3.2.4. For the first time last year in Prague another problem has unmistakably arisen: the problem of cultural, political and religious sensibilities at variance with one another within an enlarged Europe. At Fulda in 1991 a Rumanian lady of mature experience , Viorica LASCU, had told us that it would be only in ten years' time that real problems among Europeans would become manifest, once the former Communist countries had recovered full autonomy. It was manifest on a political plane with Poland's position towards Europe and the USA over the Iraq war; it is also manifest with the text of the European Constitution and its Preamble. It became manifest to our ears in Prague with two contradictory interventions from two Czech members regarding the place of the State and the family in the School (see report of the Encounter in SIESC-TODAY n°33). It is when dialogue grows difficult that it becomes truly necessary and has to be loyally opened. As a matter of fact, it is well known that the burden of history as it was felt and experienced grows heavier with the years: it is on this point that dialogue should decisively bear .



TOMORROW


If the foundations on which SIESC rests stay firm, its task is not finished. It behoves the persons in charge and all those who help SIESC develop in the various countries to go on placing it to the service of the world and the Church of the 21st century, humbly in its own proper position.

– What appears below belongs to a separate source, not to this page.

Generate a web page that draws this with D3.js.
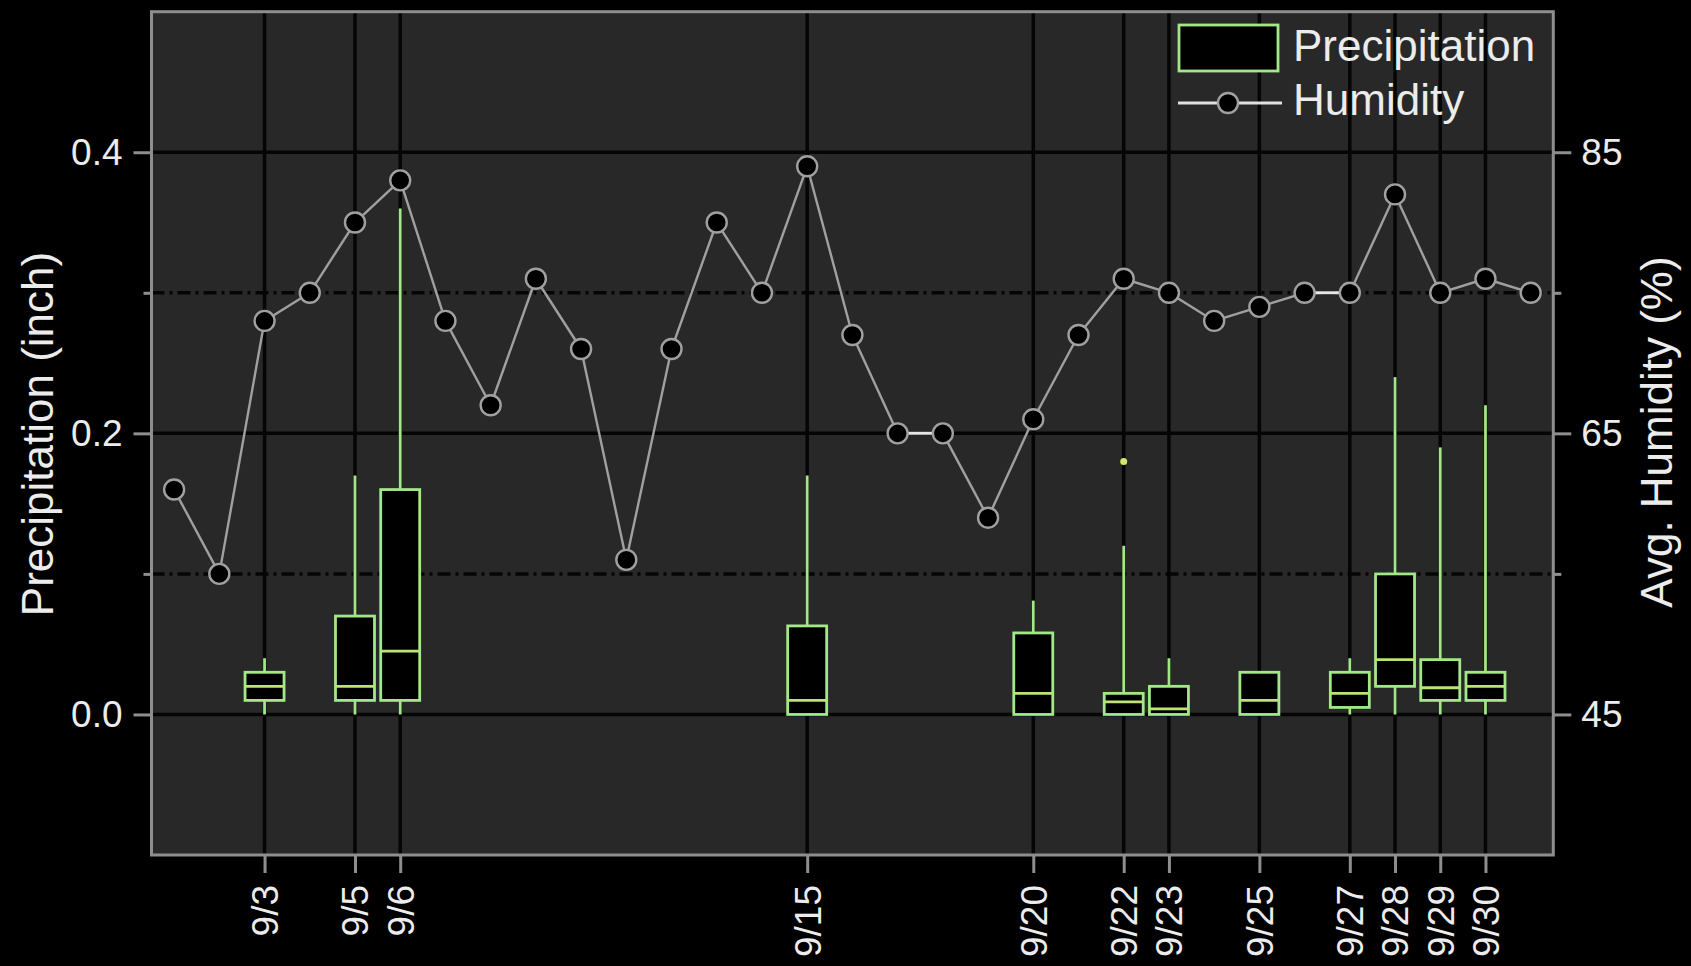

Here terms need adjusting: the words "International Secretariat of Secondary School Teachers" do no longer sound as dynamic as they used to 50 or 40 years ago. We keep the known initials SIESC and have them followed by "European Federation of Christian Teachers". So, without losing our identity, our designation becomes more legible and accurate. Our participants are not merely secondary school colleagues; Protestant, and perhaps some day Orthodox teachers, can find themselves more at ease in an association whose name expresses ecumenical openness; and non-Christians can better understand us under a not so strictly denominational epithet.